Exercise requirements: Skipping all pictures, set down the lines of the listing from the first through the one with "from matplotlib.ticker import FuncFormatter".

Supplied data:
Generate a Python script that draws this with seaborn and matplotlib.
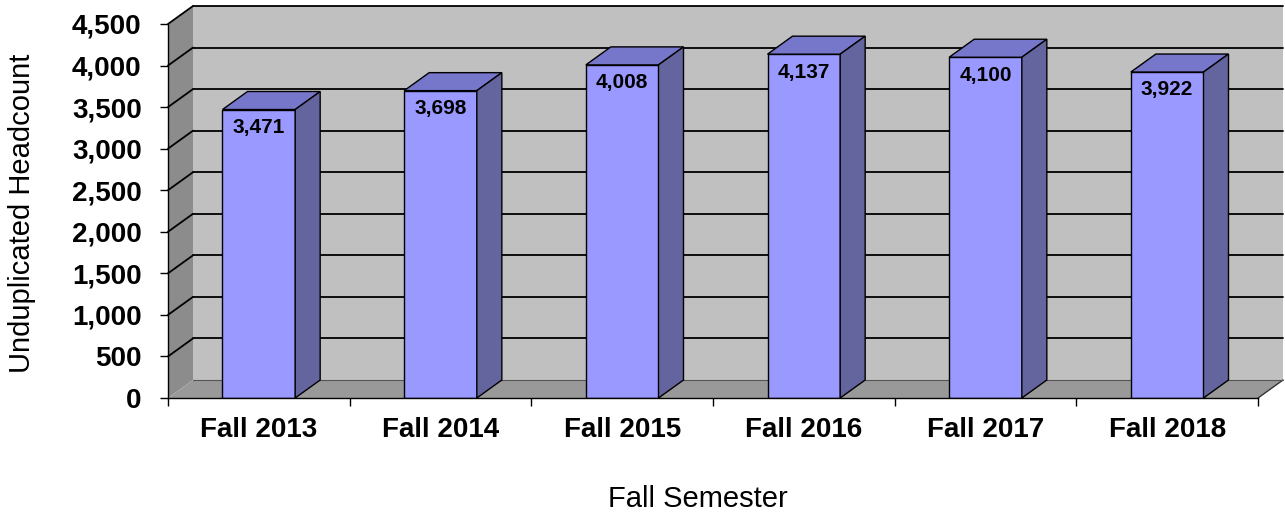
import numpy as np
import seaborn as sns
import matplotlib.pyplot as plt
from matplotlib.patches import Polygon
from matplotlib.ticker import FuncFormatter

semesters = ["Fall 2013", "Fall 2014", "Fall 2015", "Fall 2016", "Fall 2017", "Fall 2018"]
headcount = [3471, 3698, 4008, 4137, 4100, 3922]
y_ticks = [0, 500, 1000, 1500, 2000, 2500, 3000, 3500, 4000, 4500]

sns.set_style("white")
plt.rcParams['font.family'] = ['Liberation Sans', 'DejaVu Sans']
plt.rcParams.update({'text.color': 'black', 'axes.labelcolor': 'black',
                     'xtick.color': 'black', 'ytick.color': 'black'})

fig = plt.figure(figsize=(12.85, 5.12), dpi=100)
ax = fig.add_axes([168 / 1285, 114 / 512, 1090 / 1285, 374 / 512])
ax.set_facecolor('none')

ymax = 4500
ax.set_xlim(-0.5, len(semesters) - 0.5)
ax.set_ylim(0, ymax)

# depth of the fake 3d box, in data units (25 px right, 18 px up)
dx = 25 / (1090 / len(semesters))
dy = 18 / (374 / ymax)

x0, x1 = -0.5, len(semesters) - 0.5
wall_kw = dict(clip_on=False, zorder=0.5, lw=0)
ax.add_patch(Polygon([(x0 + dx, dy), (x1 + dx, dy), (x1 + dx, ymax + dy), (x0 + dx, ymax + dy)],
                     facecolor='#C0C0C0', **wall_kw))
ax.add_patch(Polygon([(x0, 0), (x0 + dx, dy), (x0 + dx, ymax + dy), (x0, ymax)],
                     facecolor='#8C8C8C', **wall_kw))
ax.add_patch(Polygon([(x0, 0), (x1, 0), (x1 + dx, dy), (x0 + dx, dy)],
                     facecolor='#999999', **wall_kw))
ax.plot([x1, x1 + dx], [0, dy], color='#333333', lw=1, clip_on=False, zorder=0.6)

# gridlines on back and side wall
for v in y_ticks:
    if v == 0:
        ax.plot([x0 + dx, x1 + dx], [dy, dy], color='#555555', lw=0.8, clip_on=False, zorder=0.6)
        continue
    ax.plot([x0 + dx, x1 + dx], [v + dy, v + dy], color='black', lw=1.3, clip_on=False, zorder=0.6)
    ax.plot([x0, x0 + dx], [v, v + dy], color='black', lw=1.3, clip_on=False, zorder=0.6)

sns.barplot(x=semesters, y=headcount, color='#9999FF', saturation=1, width=0.4,
            edgecolor='black', linewidth=1, ax=ax, zorder=2)

for p, val in zip(ax.patches[3:], headcount):
    bx, bw, bh = p.get_x(), p.get_width(), p.get_height()
    top = [(bx, bh), (bx + bw, bh), (bx + bw + dx, bh + dy), (bx + dx, bh + dy)]
    side = [(bx + bw, 0), (bx + bw + dx, dy), (bx + bw + dx, bh + dy), (bx + bw, bh)]
    ax.add_patch(Polygon(top, facecolor='#7676CA', edgecolor='black', lw=1, zorder=2, clip_on=False))
    ax.add_patch(Polygon(side, facecolor='#64649E', edgecolor='black', lw=1, zorder=2, clip_on=False))
    ax.annotate(f"{val:,}", (bx + bw / 2, bh), xytext=(0, -6), textcoords='offset points',
                ha='center', va='top', fontsize=15, fontweight='bold', zorder=3)

for s in ['top', 'right']:
    ax.spines[s].set_visible(False)
for s in ['left', 'bottom']:
    ax.spines[s].set_color('black')
    ax.spines[s].set_linewidth(1)
    ax.spines[s].set_zorder(3)

ax.set_yticks(y_ticks)
ax.yaxis.set_major_formatter(FuncFormatter(lambda v, _: f"{v:,.0f}"))
ax.set_xticks(np.arange(-0.5, len(semesters)), minor=True)
ax.tick_params(axis='y', which='major', left=True, length=6, width=1, color='black',
               pad=13, labelsize=20)
ax.tick_params(axis='x', which='major', bottom=False, length=0, pad=14, labelsize=20)
ax.tick_params(axis='x', which='minor', bottom=True, length=6, width=1, color='black')
for lab in ax.get_xticklabels() + ax.get_yticklabels():
    lab.set_fontweight('bold')

ax.set_xlabel("Fall Semester", fontsize=21)
ax.set_ylabel("Unduplicated Headcount", fontsize=21)
ax.xaxis.set_label_coords(0.486, -0.232)
ax.yaxis.set_label_coords(-0.121, 0.495)

fig.savefig("out.png", dpi=100)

Worked answer:
Generate a Python script that draws this with seaborn and matplotlib.
import numpy as np
import seaborn as sns
import matplotlib.pyplot as plt
from matplotlib.patches import Polygon
from matplotlib.ticker import FuncFormatter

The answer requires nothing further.